So on the 18th of January, 1787, the imperial cortège set out from St. Petersburg. There were fourteen carriages upon sledges for the empress and her court, and one hundred and sixty for the attendants and baggage. Five hundred and sixty relays of horses waited them at every post, and the luxurious carriages flew over the frozen plains at the rate of a hundred miles a day. Wherever they stopped, a temporary palace was erected for the empress, fitted with every luxury, and arranged, as much as possible, like her palace at St. Petersburg. When they arrived at Khief, the empress embarked on the Dnieper, and with a fleet of fifty galleys sailed down the river to Cherson.
Here money, provisions, and troops had been conveyed from every part of the empire. The Borysthenes was covered with magnificent galleys; a hundred and fifty thousand soldiers were newly equipped; deserts were peopled for the occasion, and palaces reared for the empress queen in the midst of trackless wilds.
The king of Poland came to do her homage, and the Emperor Joseph was content to mingle among the herd of her courtiers and swell the splendor of her state.
Catherine herself scattered diamonds and honors with her usual liberality. “In her travelling-carriage she had a large, green sack, full of gold coins, and her courtiers were kept busy throwing handfuls out of the window to the people, who lay grovelling on the earth as her carriage passed by.”
After six months spent in this sort of travelling, the empress returned to St. Petersburg.
As a refuge from the cares of state, Louis XIV. had built his Trianon, and Frederick the Great his Sans-Souci, and Catherine II., oppressed like them, reared the splendid palace of the Hermitage, within whose portals she laid aside the imperial diadem of all the Russias, and became a patron of literature and the fine arts.

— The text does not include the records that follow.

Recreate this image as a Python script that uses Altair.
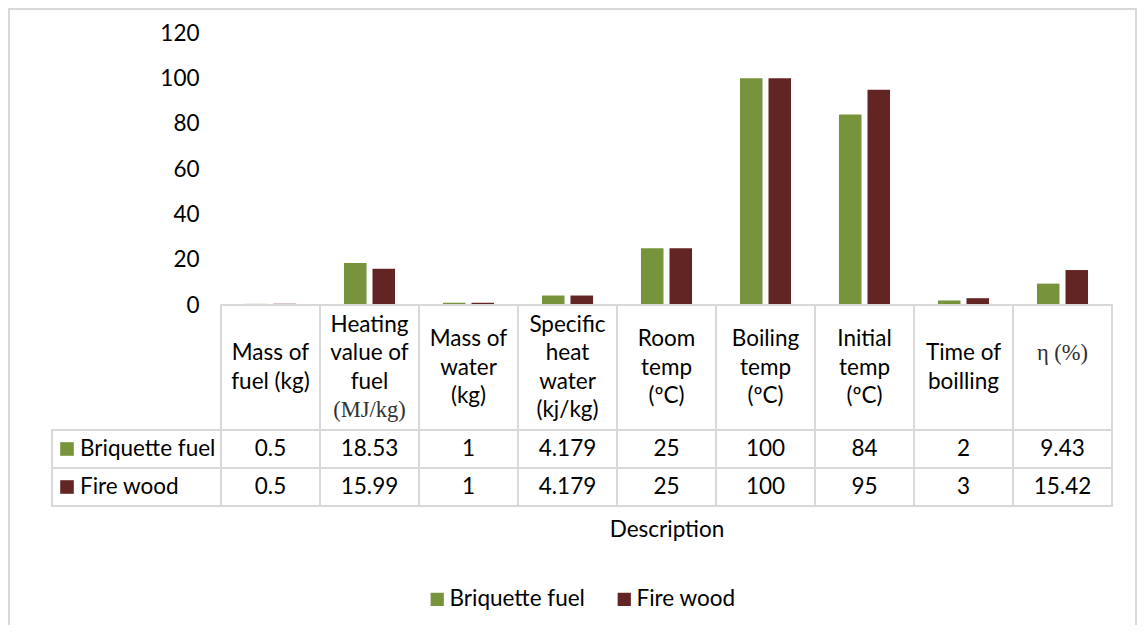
import altair as alt
import pandas as pd

# ---- data -------------------------------------------------------------
categories = [
    "Mass of fuel (kg)",
    "Heating value of fuel (MJ/kg)",
    "Mass of water (kg)",
    "Specific heat water (kj/kg)",
    "Room temp (ºC)",
    "Boiling temp (ºC)",
    "Initial temp (ºC)",
    "Time of boilling",
    "η (%)",
]
header_sans = [
    "Mass of\nfuel (kg)",
    "Heating\nvalue of\nfuel\n(MJ/kg)",
    "Mass of\nwater\n(kg)",
    "Specific\nheat\nwater\n(kj/kg)",
    "Room\ntemp\n(ºC)",
    "Boiling\ntemp\n(ºC)",
    "Initial\ntemp\n(ºC)",
    "Time of\nboilling",
    "η (%)",
]
# header lines that are set in a serif face in the original (category, line text)
serif_lines = ["(MJ/kg)", "η (%)"]
series = ["Briquette fuel", "Fire wood"]
briquette = [0.5, 18.53, 1, 4.179, 25, 100, 84, 2, 9.43]
firewood = [0.5, 15.99, 1, 4.179, 25, 100, 95, 3, 15.42]
colors = ["#77933C", "#632523"]
y_ticks = [0, 20, 40, 60, 80, 100, 120]

# ---- style ------------------------------------------------------------
FONT = "Lato"
SERIF = "Liberation Serif"
FS = 22.5
LH = 28.3
GRID = "#d9d9d9"
TXT = "#000000"
W, H = 891, 473
BAR_BOTTOM = 272
HEADER_BOTTOM = 397
LABEL_COL = 169

rows = []
for s, vals in zip(series, [briquette, firewood]):
    for c, v in zip(categories, vals):
        rows.append({"cat": c, "series": s, "value": v, "label": f"{v:g}"})
df = pd.DataFrame(rows)

# split header texts into lines; each line gets its slot in the 4-line grid
hdr_rows = []
for c, t in zip(categories, header_sans):
    lines = t.split("\n")
    n = len(lines)
    for i, ln in enumerate(lines):
        serif = ln in serif_lines
        # η (%) sits one line above centre in the original
        slot = (i - (n - 1) / 2) if not (serif and n == 1) else -0.5
        hdr_rows.append({"cat": c, "row": "h", "text": ln,
                         "font": "serif" if serif else "sans", "slot": slot})
hdr = pd.DataFrame(hdr_rows)
labdf = pd.DataFrame({"col": ["lab"] * len(series), "series": series})


def xcat(axis=None):
    return alt.X("cat:N", scale=alt.Scale(type="band", domain=categories,
                                          paddingInner=0, paddingOuter=0),
                 axis=axis, title=None)


def ycol_header():
    return alt.Y("row:N", scale=alt.Scale(type="band", domain=["h"],
                                          range=[BAR_BOTTOM, HEADER_BOTTOM],
                                          paddingInner=0, paddingOuter=0), axis=None)


def yrows():
    return alt.Y("series:N", scale=alt.Scale(type="band", domain=series, range=[HEADER_BOTTOM, H],
                                             paddingInner=0, paddingOuter=0), axis=None)


def xlab(rng):
    return alt.X("col:N", scale=alt.Scale(type="band", domain=["lab"], range=rng,
                                          paddingInner=0, paddingOuter=0), axis=None)


color = alt.Color(
    "series:N",
    scale=alt.Scale(domain=series, range=colors),
    legend=alt.Legend(
        orient="none", legendX=205, legendY=555, direction="horizontal",
        title=None, symbolType="square", symbolSize=175, symbolStrokeWidth=0,
        labelFont=FONT, labelFontSize=FS, labelColor=TXT, columnPadding=28,
        labelOffset=1, padding=0,
    ),
)

frame = alt.Chart(pd.DataFrame({"k": [0]})).mark_rect(
    fillOpacity=0, stroke=GRID, strokeWidth=2
).encode(x=alt.value(-212), x2=alt.value(915), y=alt.value(-24), y2=alt.value(720))

bars = alt.Chart(df).mark_bar().encode(
    x=xcat(),
    xOffset=alt.XOffset("series:N", scale=alt.Scale(domain=series, paddingInner=0.21,
                                                    paddingOuter=0.84)),
    y=alt.Y("value:Q",
            scale=alt.Scale(domain=[0, 120], range=[BAR_BOTTOM, 0], nice=False),
            axis=alt.Axis(orient="left", values=y_ticks, domain=False, ticks=False, grid=False,
                          labelFont=FONT, labelFontSize=FS, labelColor=TXT, labelPadding=22),
            title=None),
    color=color,
)

hdr_cells = alt.Chart(pd.DataFrame({"cat": categories, "row": ["h"] * len(categories)})).mark_rect(
    fill="white", stroke=GRID, strokeWidth=2
).encode(x=xcat(), y=ycol_header())

hdr_layers = []
for fam, fnt, col in [("sans", FONT, TXT), ("serif", SERIF, "#303030")]:
    for slot in sorted(hdr.loc[hdr["font"] == fam, "slot"].unique()):
        sub = hdr[(hdr["font"] == fam) & (hdr["slot"] == slot)]
        hdr_layers.append(
            alt.Chart(sub).mark_text(
                font=fnt, fontSize=FS, color=col,
                align="center", baseline="middle", dy=float(slot) * LH,
            ).encode(x=xcat(), y=ycol_header(), text="text:N")
        )

row_cells = alt.Chart(df).mark_rect(fill="white", stroke=GRID, strokeWidth=2).encode(
    x=xcat(alt.Axis(orient="bottom", labels=False, ticks=False, domain=False, grid=False,
                    title="Description", titleFont=FONT, titleFontSize=FS,
                    titleFontWeight="normal", titleColor=TXT, titlePadding=12)),
    y=yrows(),
)
row_text = alt.Chart(df).mark_text(
    font=FONT, fontSize=FS, color=TXT, align="center", baseline="middle"
).encode(x=xcat(), y=yrows(), text="label:N")

lab_cells = alt.Chart(labdf).mark_rect(fill="white", stroke=GRID, strokeWidth=2).encode(
    x=xlab([-LABEL_COL, 0]), y=yrows()
)
lab_sq = alt.Chart(labdf).mark_point(shape="square", filled=True, opacity=1, size=185).encode(
    x=xlab([-LABEL_COL, -LABEL_COL + 30]), y=yrows(), color=color
)
lab_text = alt.Chart(labdf).mark_text(
    font=FONT, fontSize=FS, color=TXT, align="left", baseline="middle", dx=28 - LABEL_COL / 2
).encode(x=xlab([-LABEL_COL, 0]), y=yrows(), text="series:N")

chart = (
    alt.layer(frame, bars, hdr_cells, *hdr_layers, row_cells, row_text,
              lab_cells, lab_sq, lab_text)
    .resolve_scale(x="independent", y="independent", color="shared")
    .properties(
        width=W, height=H,
        padding={"left": 213, "top": 25, "right": 25, "bottom": 119},
        autosize=alt.AutoSizeParams(type="none"),
        background="white",
    )
    .configure_view(strokeWidth=0)
)

chart.save("out.html", embed_options={"renderer": "svg", "actions": False})
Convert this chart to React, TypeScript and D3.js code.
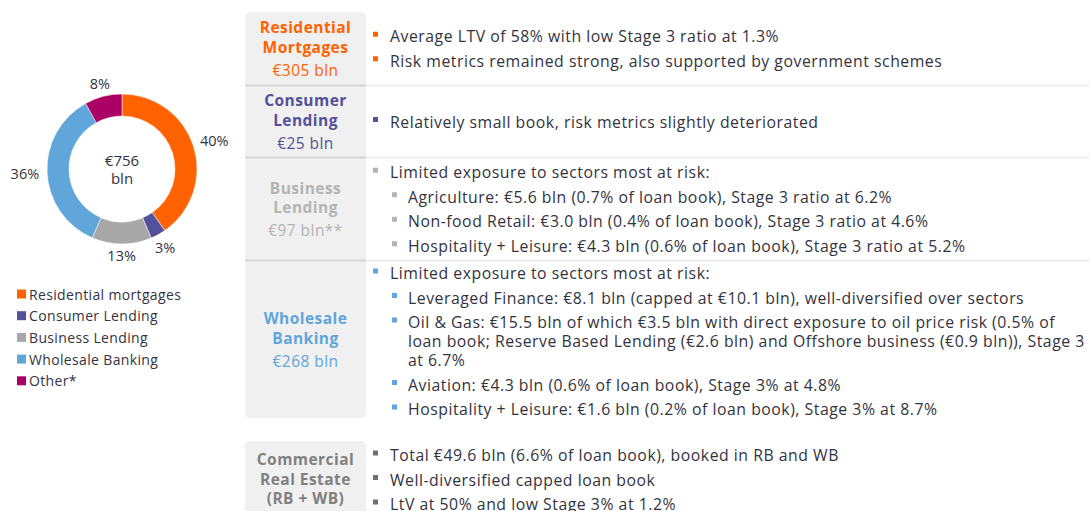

Beneath a great portal, supported by colossal granite giants, is the entrance to this Hermitage, over whose steps have often passed those discarded favorites of the empress-queen, smothering under forced smiles and honeyed words their inward rage and indignation; for when Catherine wearied of her favorites she sent them an order to travel.
“I am tired of him,” she would say; “his ignorance makes me blush. He can speak nothing but Russian. He must travel in France and England to learn other languages.” The courtier who received this intelligence was not long in preparing his travelling-carriage.
At the Hermitage, Catherine surrounded herself with men of letters. Here were Lomonozof, the poet; Sumorokof, the dramatic author; Kheraskof, the writer of tragedies; Sherebetoff, the historian; and Pallas, the naturalist.
She especially affected the friendship of French writers. She entertained Diderot with royal magnificence, and purchased his library; she gave the education of her grandsons, Alexander and Constantine, to the care of the republican Laharpe; and she kept up a constant correspondence with Voltaire. Catherine, herself, had no real love for the arts; but she patronized them all as subservient to her glory and her power.